The “Nettuno” twin-turbo V6 powerplant is the first to be produced by Maserati themselves in over 20 years and features patented technology previously only found in Formula 1. 100% made in Modena, it is currently the highest-powered 6-cylinder powerplant in production. Currently. It’s billed as lightweight, compact and powerful – perfect for the job at hand – but probably the most crucial factor will be how it sounds. Will it stir the soul in the same way the brand does for so many enthusiasts? We’ll let you decide.

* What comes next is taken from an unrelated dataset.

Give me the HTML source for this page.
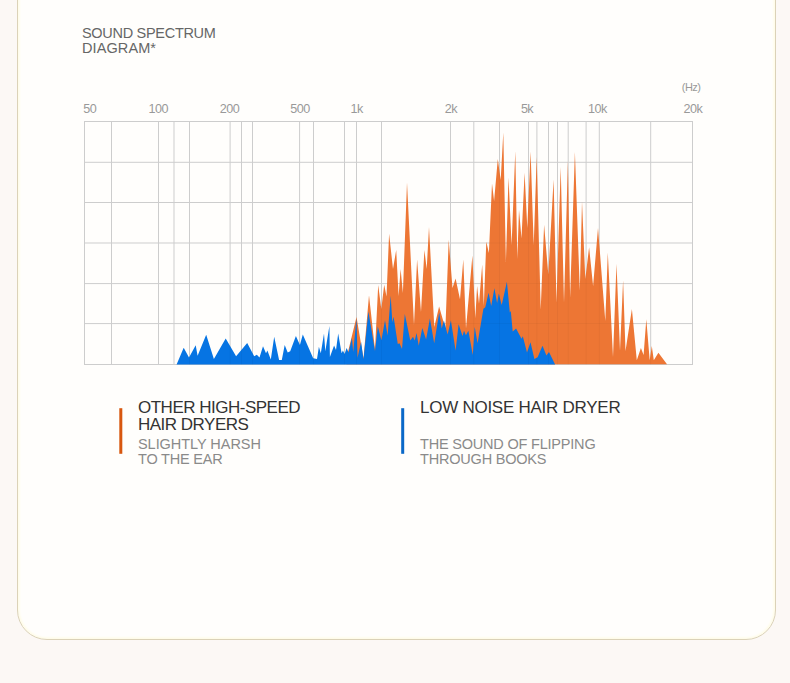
<!DOCTYPE html>
<html><head><meta charset="utf-8">
<style>
*{margin:0;padding:0;box-sizing:border-box}
html,body{width:790px;height:683px;overflow:hidden;background:#fcf8f5;font-family:"Liberation Sans",sans-serif}
#card{position:absolute;left:17px;top:-40px;width:759px;height:680px;background:#fffefc;border:1px solid #dbd2b8;border-radius:30px;box-shadow:inset 0 0 2px 1.5px #fffce6}
.t{position:absolute;white-space:nowrap;color:#666}
#title{left:82px;top:26px;font-size:14.5px;line-height:14.5px;color:#666}
.ax{font-size:12.6px;color:#999;top:102px;letter-spacing:-0.55px;transform:translateX(-50%)}
svg{position:absolute;left:0;top:0}
.lg1{font-size:17px;line-height:16.5px;color:#333;letter-spacing:-0.5px}
.lg2{font-size:14.5px;line-height:15px;color:#8a8a8a;letter-spacing:-0.2px}
.bar{position:absolute;width:3px}
</style></head><body>
<div id="card"></div>
<div class="t" id="title"><span style="letter-spacing:-0.3px">SOUND SPECTRUM</span><br><span style="letter-spacing:0.1px">DIAGRAM*</span></div>
<div class="t ax" style="left:89.7px">50</div>
<div class="t ax" style="left:158.2px">100</div>
<div class="t ax" style="left:229.5px">200</div>
<div class="t ax" style="left:300px">500</div>
<div class="t ax" style="left:356.7px">1k</div>
<div class="t ax" style="left:450.8px">2k</div>
<div class="t ax" style="left:527px">5k</div>
<div class="t ax" style="left:597.4px">10k</div>
<div class="t ax" style="left:692.8px">20k</div>
<div class="t ax" style="left:691.1px;top:80.5px;font-size:11px">(Hz)</div>
<svg width="790" height="683" viewBox="0 0 790 683">
<defs><clipPath id="cp"><polygon points="346.5,364.5 346.5,358 356.5,317 363.5,358.6 369.0,295.3 375.0,349.5 378.2,285 381.3,309 384.2,284.8 386.5,296.5 389.1,233.8 393.0,269.0 396.2,250 398.6,296 400.6,269 402.9,293 407.0,182.4 414,325 417.1,259.5 421,312 424.4,250 426.7,269 429.0,227.1 434.3,327 439.1,306.6 445.4,328.6 448.7,239.8 452.5,288 455.6,278.4 460,299.3 463.3,259.4 466,328.6 472.4,255.6 475.3,318.3 477.1,286 479.0,303.7 482.2,264.5 483.8,306 486.3,241.7 488.9,253.1 492.0,183.4 494.1,201 497.8,159 500.7,180 503.3,132.5 505.9,262 508.5,177.5 511.6,245 515.3,151 517.3,259 519.0,209.8 521.5,238.5 524.6,172.8 527.3,228 530.6,151.4 533.7,245 536.7,157 540.7,309.8 544.1,224.7 548.3,274.6 553.6,179.6 556.5,302.7 560.7,167 564.0,302.7 567.9,161 570.1,297.5 574.9,152 579.8,290.4 582.0,201.5 585.3,279 589.1,247.3 593.1,286 598.0,227.9 605.3,321 607.8,252.5 613.0,357 616.5,263.8 620,351 623.1,280.3 625.5,351 631.9,309 636.8,360.3 640.9,348 643.6,355.1 646.3,319.2 649.7,360.3 651.8,345.9 653.8,360.3 658.4,352.7 667.2,364.5 667.2,364.5" fill="#000"/><polygon points="176.6,364.5 176.6,364.5 183.7,347.8 189.0,357.6 195.7,345.3 197.6,355.7 206.2,334.8 213.9,358.9 225.7,338.4 236.1,356.3 247.2,343.0 254.2,356.3 256.8,354.7 259.5,357.6 263.0,346.2 266.0,353.2 267.4,350.4 270.8,359.5 274.2,336.7 279.1,360.1 281.8,360.1 284.7,344.9 287.7,352.5 290.2,351.3 295.9,336.1 299.9,344.9 302.8,334.4 313.2,358.2 317.0,358.9 318.9,346.8 320.8,353.2 324.0,333.5 325.3,351.3 329.4,325.9 329.9,357.0 334.1,345.6 336.0,350 338.2,333.5 341.6,353.2 342.9,350.6 344.6,353.9 346.6,347.9 348.6,352.6 351.9,338 353.2,351.9 356.5,318.3 357.5,357.8 361.1,342 363.5,359.2 368.4,311.5 375.0,351 377.8,326.4 381.4,340.3 385.0,320.3 387.6,335.5 390.7,295.8 392.3,322.2 393.6,316.8 397.8,344 399.5,343.2 402.0,348.9 404.8,314.1 410.3,340.6 413.0,336.8 414.7,340.6 416.6,333.0 418.7,345.7 422.3,328.0 426.1,339.4 429.9,318.5 434.2,343.2 439.2,312.4 441.7,328.6 443.9,320.5 447.6,334.4 450.9,320.5 455.6,350.5 458.6,324.2 462.5,335.9 464.0,330.8 465.9,335.2 468.4,330.8 472.8,354.9 474.7,327.1 477.6,343.2 483.4,308.8 485.3,307.3 488.6,292.7 491.2,305.9 494.4,288.3 497.1,302.9 498.8,293.4 501.7,305.1 506.9,281.7 509.8,312.5 510.8,311 512.7,331.5 516.1,328.6 521.5,338.8 522.8,336.3 527.0,352.5 530.5,342.3 534.4,359.0 537.6,357.2 542.5,345.8 546.4,355.4 549.0,351.9 555.1,364.5 555.1,364.5" fill="#000"/></clipPath></defs>
<g id="grid" stroke="#cdcdcd" stroke-width="1">
<line x1="84.5" y1="121" x2="84.5" y2="365"/>
<line x1="111.5" y1="121" x2="111.5" y2="365"/>
<line x1="158.5" y1="121" x2="158.5" y2="365"/>
<line x1="174.0" y1="121" x2="174.0" y2="365"/>
<line x1="189.5" y1="121" x2="189.5" y2="365"/>
<line x1="230.1" y1="121" x2="230.1" y2="365"/>
<line x1="241.5" y1="121" x2="241.5" y2="365"/>
<line x1="252.5" y1="121" x2="252.5" y2="365"/>
<line x1="299.6" y1="121" x2="299.6" y2="365"/>
<line x1="313.5" y1="121" x2="313.5" y2="365"/>
<line x1="344.5" y1="121" x2="344.5" y2="365"/>
<line x1="356.5" y1="121" x2="356.5" y2="365"/>
<line x1="381.5" y1="121" x2="381.5" y2="365"/>
<line x1="450.5" y1="121" x2="450.5" y2="365"/>
<line x1="473.8" y1="121" x2="473.8" y2="365"/>
<line x1="499.5" y1="121" x2="499.5" y2="365"/>
<line x1="528.5" y1="121" x2="528.5" y2="365"/>
<line x1="536.9" y1="121" x2="536.9" y2="365"/>
<line x1="548.5" y1="121" x2="548.5" y2="365"/>
<line x1="557.5" y1="121" x2="557.5" y2="365"/>
<line x1="568.2" y1="121" x2="568.2" y2="365"/>
<line x1="586.1" y1="121" x2="586.1" y2="365"/>
<line x1="599.3" y1="121" x2="599.3" y2="365"/>
<line x1="650.7" y1="121" x2="650.7" y2="365"/>
<line x1="692.5" y1="121" x2="692.5" y2="365"/>
<line x1="84" y1="121.5" x2="693" y2="121.5"/>
<line x1="84" y1="162.3" x2="693" y2="162.3"/>
<line x1="84" y1="202.5" x2="693" y2="202.5"/>
<line x1="84" y1="243.0" x2="693" y2="243.0"/>
<line x1="84" y1="283.6" x2="693" y2="283.6"/>
<line x1="84" y1="323.6" x2="693" y2="323.6"/>
<line x1="84" y1="364.5" x2="693" y2="364.5"/>
</g>
<polygon points="346.5,364.2 346.5,358 356.5,317 363.5,358.6 369.0,295.3 375.0,349.5 378.2,285 381.3,309 384.2,284.8 386.5,296.5 389.1,233.8 393.0,269.0 396.2,250 398.6,296 400.6,269 402.9,293 407.0,182.4 414,325 417.1,259.5 421,312 424.4,250 426.7,269 429.0,227.1 434.3,327 439.1,306.6 445.4,328.6 448.7,239.8 452.5,288 455.6,278.4 460,299.3 463.3,259.4 466,328.6 472.4,255.6 475.3,318.3 477.1,286 479.0,303.7 482.2,264.5 483.8,306 486.3,241.7 488.9,253.1 492.0,183.4 494.1,201 497.8,159 500.7,180 503.3,132.5 505.9,262 508.5,177.5 511.6,245 515.3,151 517.3,259 519.0,209.8 521.5,238.5 524.6,172.8 527.3,228 530.6,151.4 533.7,245 536.7,157 540.7,309.8 544.1,224.7 548.3,274.6 553.6,179.6 556.5,302.7 560.7,167 564.0,302.7 567.9,161 570.1,297.5 574.9,152 579.8,290.4 582.0,201.5 585.3,279 589.1,247.3 593.1,286 598.0,227.9 605.3,321 607.8,252.5 613.0,357 616.5,263.8 620,351 623.1,280.3 625.5,351 631.9,309 636.8,360.3 640.9,348 643.6,355.1 646.3,319.2 649.7,360.3 651.8,345.9 653.8,360.3 658.4,352.7 667.2,364.5 667.2,364.2" fill="#ed7634"/>
<polygon points="176.6,364.5 176.6,364.5 183.7,347.8 189.0,357.6 195.7,345.3 197.6,355.7 206.2,334.8 213.9,358.9 225.7,338.4 236.1,356.3 247.2,343.0 254.2,356.3 256.8,354.7 259.5,357.6 263.0,346.2 266.0,353.2 267.4,350.4 270.8,359.5 274.2,336.7 279.1,360.1 281.8,360.1 284.7,344.9 287.7,352.5 290.2,351.3 295.9,336.1 299.9,344.9 302.8,334.4 313.2,358.2 317.0,358.9 318.9,346.8 320.8,353.2 324.0,333.5 325.3,351.3 329.4,325.9 329.9,357.0 334.1,345.6 336.0,350 338.2,333.5 341.6,353.2 342.9,350.6 344.6,353.9 346.6,347.9 348.6,352.6 351.9,338 353.2,351.9 356.5,318.3 357.5,357.8 361.1,342 363.5,359.2 368.4,311.5 375.0,351 377.8,326.4 381.4,340.3 385.0,320.3 387.6,335.5 390.7,295.8 392.3,322.2 393.6,316.8 397.8,344 399.5,343.2 402.0,348.9 404.8,314.1 410.3,340.6 413.0,336.8 414.7,340.6 416.6,333.0 418.7,345.7 422.3,328.0 426.1,339.4 429.9,318.5 434.2,343.2 439.2,312.4 441.7,328.6 443.9,320.5 447.6,334.4 450.9,320.5 455.6,350.5 458.6,324.2 462.5,335.9 464.0,330.8 465.9,335.2 468.4,330.8 472.8,354.9 474.7,327.1 477.6,343.2 483.4,308.8 485.3,307.3 488.6,292.7 491.2,305.9 494.4,288.3 497.1,302.9 498.8,293.4 501.7,305.1 506.9,281.7 509.8,312.5 510.8,311 512.7,331.5 516.1,328.6 521.5,338.8 522.8,336.3 527.0,352.5 530.5,342.3 534.4,359.0 537.6,357.2 542.5,345.8 546.4,355.4 549.0,351.9 555.1,364.5 555.1,364.5" fill="#0674e3"/>
<g stroke="#000" stroke-opacity="0.035" stroke-width="1" clip-path="url(#cp)">
<line x1="84.5" y1="121" x2="84.5" y2="365"/>
<line x1="111.5" y1="121" x2="111.5" y2="365"/>
<line x1="158.5" y1="121" x2="158.5" y2="365"/>
<line x1="174.0" y1="121" x2="174.0" y2="365"/>
<line x1="189.5" y1="121" x2="189.5" y2="365"/>
<line x1="230.1" y1="121" x2="230.1" y2="365"/>
<line x1="241.5" y1="121" x2="241.5" y2="365"/>
<line x1="252.5" y1="121" x2="252.5" y2="365"/>
<line x1="299.6" y1="121" x2="299.6" y2="365"/>
<line x1="313.5" y1="121" x2="313.5" y2="365"/>
<line x1="344.5" y1="121" x2="344.5" y2="365"/>
<line x1="356.5" y1="121" x2="356.5" y2="365"/>
<line x1="381.5" y1="121" x2="381.5" y2="365"/>
<line x1="450.5" y1="121" x2="450.5" y2="365"/>
<line x1="473.8" y1="121" x2="473.8" y2="365"/>
<line x1="499.5" y1="121" x2="499.5" y2="365"/>
<line x1="528.5" y1="121" x2="528.5" y2="365"/>
<line x1="536.9" y1="121" x2="536.9" y2="365"/>
<line x1="548.5" y1="121" x2="548.5" y2="365"/>
<line x1="557.5" y1="121" x2="557.5" y2="365"/>
<line x1="568.2" y1="121" x2="568.2" y2="365"/>
<line x1="586.1" y1="121" x2="586.1" y2="365"/>
<line x1="599.3" y1="121" x2="599.3" y2="365"/>
<line x1="650.7" y1="121" x2="650.7" y2="365"/>
<line x1="692.5" y1="121" x2="692.5" y2="365"/>
<line x1="84" y1="121.5" x2="693" y2="121.5"/>
<line x1="84" y1="162.3" x2="693" y2="162.3"/>
<line x1="84" y1="202.5" x2="693" y2="202.5"/>
<line x1="84" y1="243.0" x2="693" y2="243.0"/>
<line x1="84" y1="283.6" x2="693" y2="283.6"/>
<line x1="84" y1="323.6" x2="693" y2="323.6"/>
<line x1="84" y1="364.5" x2="693" y2="364.5"/>
</g>
<rect x="119.3" y="408.2" width="3" height="45.6" fill="#d8570f"/>
<rect x="401.2" y="408.2" width="3" height="45.6" fill="#0a68c8"/>
</svg>
<div class="t lg1" style="left:138px;top:400px">OTHER HIGH-SPEED<br>HAIR DRYERS</div>
<div class="t lg2" style="left:138px;top:437px"><span style="letter-spacing:-0.05px">SLIGHTLY HARSH</span><br>TO THE EAR</div>
<div class="t lg1" style="left:420px;top:400px;letter-spacing:-0.26px">LOW NOISE HAIR DRYER</div>
<div class="t lg2" style="left:420px;top:437px">THE SOUND OF FLIPPING<br>THROUGH BOOKS</div>
</body></html>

The MC20 comes with adjustable driving modes, Brembo carbon-ceramic brakes, an 8-speed DCT gearbox and optional lifting system & Sonus Faber audio. It even has a cool digital rear-view mirror

Why V6, not V8?

It’s the way things are going – emissions, budgets and packaging for hybrid and electric powertains have killed the V8. Maserati set the target outputs (power, torque etc) and once “we knew we could reach those targets with a V6, after several loops of virtual simulations, we went ahead with that, because a V6 is shorter than a V8, weighs less and costs less: so it’s smaller, lighter and also more economical”. It just sounds (and feels?) less good, right?

Back to racing

“Racing is an integral part of Maserati’s genetic make-up and MC20, heir of the multiple victorious MC12, will bring the Brand back to the racing world”

Nuvolari, Fangio, Ascari, Moss, Brabham, Phil Hill, Surtees and Pedro Rodriguez are just some of the names of the drivers who won Maserati success on road and track. These included four Targa Florio wins, two victories at the Indianapolis 500, 9 Formula 1 wins, five FIA GT Championships for the Maserati MC12 and one Formula 1 World Championship. Maserati certainly has fine racing heritage – will the MC20 be able to deliver more success, and more importantly breathe its previous vigour back into the brand?

Verdict

It looks like Maserati have big plans for the future, and the MC20 is the first car of their new era. But given the restrictions now placed on all supercar manufacturers, is the timing really right for anyone to (re-)enter the sports car market – especially one with so much expectation balanced on their illustrious heritage. We like the looks, we’re not sold on any V6 and the pricing is an issue with much better value cars available.

This could be to Maserati what the second generation NSX was to Honda’s supercar program – the difference is, it’s a Maserati. And it’s new.